Deadline nears for feedback as big changes loom

Time is running out for Taranaki people to comment on how the region should best navigate ‘an incoming tide of far-reaching change’ over the coming decade.

Submissions on the Taranaki Regional Council’s Long-Term Plan (LTP) close on Friday 9 April. More information and a submission form can be found at

It’s an opportunity for people to comment and make suggestions about how the Government’s comprehensive Essential Freshwater package should be implemented in Taranaki. The Council says this is shaping up to be the largest single project in its history, requiring significantly more investment in environmental science. The Council must also work with Māori to develop an effective and meaningful partnership to monitor and manage the region’s waterways and groundwater.

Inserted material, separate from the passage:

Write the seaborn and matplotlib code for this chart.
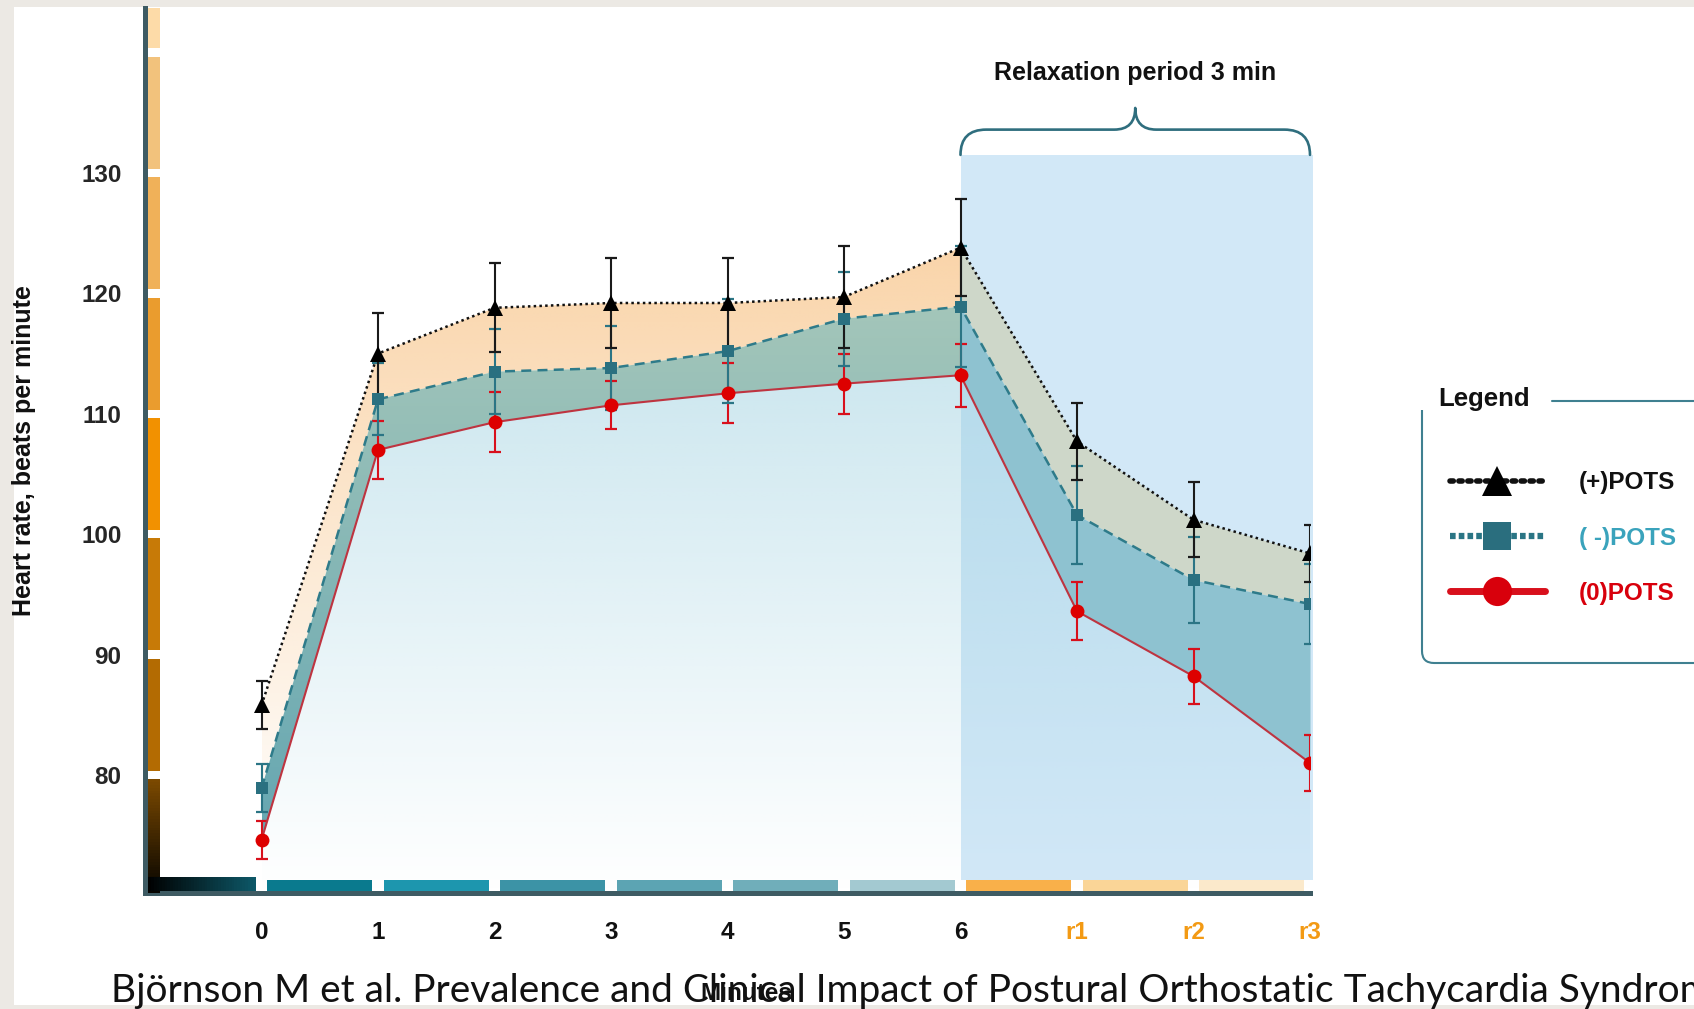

The community’s views are also sought on the future of the region’s public transport networks and the transition to alternative fuels for buses, the future of the TRC’s outdated office accommodation, participation in a Regional Recovery Plan and a review of the Council’s ownership of Port Taranaki Ltd.

The draft budget for the 2021/2022 financial year points to a relatively modest total rates increase of $21 to $29 a year for residential properties worth $500,000, and about $60 a year for farms. Rates for many businesses would be slightly lower than the current year. The extra costs for environmental science staff and resourcing, will be partially offset by a big reduction in Yarrow Stadium rates thanks to a $20 million ‘shovel-ready’ grant.

The Council Chair, David MacLeod, says more upheaval is looming for local government, including the Government’s ‘Three Waters’ reforms, new legislation to replace the Resource Management Act and an evolving response to climate change.

“We’re facing an incoming tide of far-reaching change,” he says. “It’s important for you to speak up now so that Councillors are aware of all the relevant views and facts before making their decisions. That’s representative democracy at work.”

Mr MacLeod says Taranaki deserves the best when it comes to decision-making processes. “So make sure your concerns and opinions are understood around the Council table.”